This project demonstrates how we can do real-time in-browser entity extraction from speech.
- Clone sample and navigate to project directory
- Run
npm install
- Run
npm run start
- Start ordering items from the catalog found in
src/data/menu.json
- React - To minimize the latency/complexity of re-rendering/painting of the DOM
- create-react-app-typescript - To minimize the configuration complexity of an in-browser TypeScript React app
- Web Speech API - For in-browser speech recognition
- token-flow - To run transcribed speech through a pipeline that recognizes where entities exist
This sample takes inputted speech audio, transcribes it, and runs it through a pipeline of tokenizers which identify and tokenize items that exist in a catalog. This sample includes a catalog (menu.json
) of items from a faux restaurant. Run the sample and place orders (e.g. "I would like a dakota burger and fries") to observe the real-time recognition and lexing capabilities afforded from this approach:
At its core, this sample demonstrates how we can extract entities based on some underlying data-store. If we changed our catalog of items, our tokenizer will now recognize different items. This is expressly not using machine learning, so there is no training step. It relies on token-flow, which uses a varitety of search techniques to determine where in an utterance a token exists. In compiler terms, this can be compared to a lexer, which extracts relevant information that can then be reasoned over by a parser.
This sample browserifies all tokenization, so everything is running on the client. Further, it uses the Web Speech API to stream recognition. Finally, the rendered results use React and are fully state-driven, so the token table updates as the user is speaking.
What makes this approach fundamentally unique is that we aren't using patterns or machine learning to determine where in an utterance some entity lies. Let's take a look at traditional entity extraction approaches, their limitations, and how this approach resolves these issues.
Traditional NLP takes example utterances with highlighted entities to train a model that guesses where an entity might lie:
I want to book a flight from Seattle
to Tokyo
.
We might train our NLP model to recognize that Seattle
is an entity of type fromLocation
and Tokyo
is an entity of type toLocation
. With enough examples, our model would then be able to successfully "guess" where entities lie in future utterances:
Let me get a flight from Miami
to Lima
.
Once we have the necessary entities, we would then pass them to some kind of "recognizer" to validate that "Miami" and "Lima" are in fact valid flight locations. This recognizer could be as simple as a regular expression, or as complex as a fuzzy search.
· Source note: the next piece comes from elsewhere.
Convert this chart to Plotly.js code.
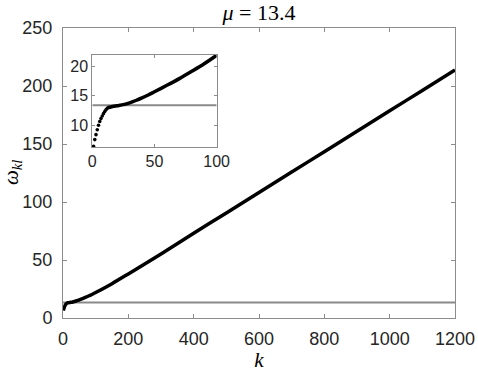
<!DOCTYPE html>
<html>
<head>
<meta charset="utf-8">
<script src="https://cdn.plot.ly/plotly-3.0.1.min.js"></script>
<style>
  html, body { margin: 0; padding: 0; background: #fff; }
  #plot { width: 478px; height: 372px; }
</style>
</head>
<body>
<div id="plot"></div>
<script>
const mu = 13.4;

// small k: the separate dots seen in the inset
const kDots = [1, 2, 3, 4, 5, 6, 7, 8, 9, 10, 11, 12, 13];
const omegaDots = [6.35, 7.5, 8.35, 9.2, 9.95, 10.6, 11.1, 11.55, 11.95, 12.3, 12.6, 12.85, 13.0];

// where the dots merge into a thick line (inset range)
const kNear = [15, 20, 25, 30, 35, 40, 45, 50, 60, 70, 80, 90, 100];
const omegaNear = [13.1, 13.3, 13.5, 13.8, 14.2, 14.65, 15.15, 15.7, 16.8, 17.95, 19.2, 20.5, 21.95];

// large k
const kFar = [150, 200, 250, 300, 400, 500, 600, 700, 800, 900, 1000, 1100, 1200];
const omegaFar = [29.6, 38.0, 46.5, 55.2, 73.0, 90.6, 108.2, 125.8, 143.4, 161.0, 178.6, 196.2, 213.8];

const kMuMain = [0, 1200];
const kMuInset = [0, 100];

const xTicksMain = [0, 200, 400, 600, 800, 1000, 1200];
const yTicksMain = [0, 50, 100, 150, 200, 250];
const xTicksInset = [0, 50, 100];
const yTicksInset = [10, 15, 20];

const BOX = '#8c8c8c';
const TXT = '#262626';
const MULINE = '#8a8a8a';

const kMain = kDots.concat(kNear, kFar);
const omegaMain = omegaDots.concat(omegaNear, omegaFar);
const kInsetLine = [kDots[kDots.length - 1]].concat(kNear);
const omegaInsetLine = [omegaDots[omegaDots.length - 1]].concat(omegaNear);

const traces = [
    {
        x: kMuMain, y: kMuMain.map(() => mu),
        type: 'scatter', mode: 'lines',
        line: {color: MULINE, width: 2},
        xaxis: 'x', yaxis: 'y', hoverinfo: 'skip'
    },
    {
        x: kMain, y: omegaMain,
        type: 'scatter', mode: 'lines',
        line: {color: '#000', width: 3.5, shape: 'spline', smoothing: 0.8},
        xaxis: 'x', yaxis: 'y'
    },
    {
        x: kMuInset, y: kMuInset.map(() => mu),
        type: 'scatter', mode: 'lines',
        line: {color: MULINE, width: 2},
        xaxis: 'x2', yaxis: 'y2', hoverinfo: 'skip'
    },
    {
        x: kInsetLine, y: omegaInsetLine,
        type: 'scatter', mode: 'lines',
        line: {color: '#000', width: 3.5, shape: 'spline', smoothing: 0.8},
        xaxis: 'x2', yaxis: 'y2', cliponaxis: false
    },
    {
        x: kDots, y: omegaDots,
        type: 'scatter', mode: 'markers',
        marker: {color: '#000', size: 3.6},
        xaxis: 'x2', yaxis: 'y2', cliponaxis: false
    }
];

function axisBase(tickvals, range, fontSize) {
    return {
        range: range,
        tickmode: 'array',
        tickvals: tickvals,
        ticktext: tickvals.map(String),
        ticks: 'inside',
        ticklen: 4,
        tickcolor: BOX,
        tickwidth: 1,
        showline: true,
        linecolor: BOX,
        linewidth: 1,
        mirror: 'ticks',
        showgrid: false,
        zeroline: false,
        tickfont: {family: 'Liberation Sans, Arial, sans-serif', size: fontSize, color: TXT}
    };
}

const serif = {family: 'Liberation Serif, serif', size: 21, color: '#000'};

const layout = {
    width: 478,
    height: 372,
    margin: {l: 63, r: 23, t: 28, b: 53.5},
    paper_bgcolor: '#fff',
    plot_bgcolor: '#fff',
    showlegend: false,
    title: {
        text: '<i>μ</i> = 13.4',
        font: {family: 'Liberation Serif, serif', size: 22, color: '#000'},
        x: 0.5, xref: 'paper', xanchor: 'center',
        y: 1 - 12 / 372, yref: 'container', yanchor: 'middle'
    },
    xaxis: Object.assign(axisBase(xTicksMain, [0, 1200], 18), {
        domain: [0, 1], anchor: 'y',
        ticklabelstandoff: 4,
        title: {text: '<i>k</i>', standoff: 0, font: serif}
    }),
    yaxis: Object.assign(axisBase(yTicksMain, [0, 250], 18), {
        domain: [0, 1], anchor: 'x',
        ticklabelstandoff: 6
    }),
    xaxis2: Object.assign(axisBase(xTicksInset, [0, 100], 16), {
        domain: [0.0747, 0.392], anchor: 'y2', ticklen: 3
    }),
    yaxis2: Object.assign(axisBase(yTicksInset, [6.3, 22.0], 16), {
        domain: [0.591, 0.907], anchor: 'x2', ticklen: 3
    }),
    // y-axis label placed by hand, further out than the axis title would go
    annotations: [{
        text: '<i>ω</i><sub><i>kl</i></sub>',
        font: serif,
        textangle: -90,
        xref: 'paper', yref: 'paper',
        x: (12 - 63) / 392, y: 0.5,
        xanchor: 'center', yanchor: 'middle',
        showarrow: false
    }]
};

Plotly.newPlot('plot', traces, layout, {staticPlot: true, displayModeBar: false});
</script>
</body>
</html>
The above approach does have limitations. In the above example, different location names might have dramatically varying lengths, and an NLP model might not pick up outliers like:
I want to fly to Little Cottonwood Creek Valley Utah
and I'm coming from Washington-on-the-Brazos, Texas
.
A model is only as good as its examples, and when training data has significant outliers, they often fail to get picked up. Alternatively, envision a bot which asks a user for an order ("What would you like to order"). The user might respond, "A burger", or "A burger please" or "a burger deluxe". Unless explicitly trained for this scenario, this model will either mistakenly pick up burger please
as an item
entity or miss the "deluxe" in burger deluxe
. Attempting to train a model on every possible example often leads to overfitting.
Without any understanding the underlying entities, an NLP engine can only make guesses based on a subset of examples. But if we have a constrained number of entities in a dataset, we should be able to use that knowledge to inform our entity recognition.
If we have a constrained number of entities in a dataset, then we should be able to identify where entities lie without (or before) passing an utterance into an NLP model.
Token-flow provides utilities to identify where entities exist in an utterance. It takes a dataset (a catalog of entities) and creates a tokenizer. The tokenizer takes an utterance and tokenizes all of the known entities in that utterance. In compiler terms, token-flow can be thought of as a lexer - the output is a series of tokens that a parser can then reason over.
As an input modality, speech is useful in:
-
Hands-off scenarios
- Speaking to a conversational agent in a car
- Asking questions of a conversational agent while cooking
-
Scenarios where speech is already the primary mode of communication
- Help desk phone calls
- Food ordering
Speech enabled user interfaces have the interesting side-effect of text normalization. Speech recognition services will never misspell words. Further, most SR services allow the developer to define what format of response they want. With regard to numbers, for example, SR services generally allow developers to define whether they want numeric or lexical representation (12 vs 'twelve'). When building speech enabled assistants we then need to ensure that components downstream of speech expect the normalized speech recognition output.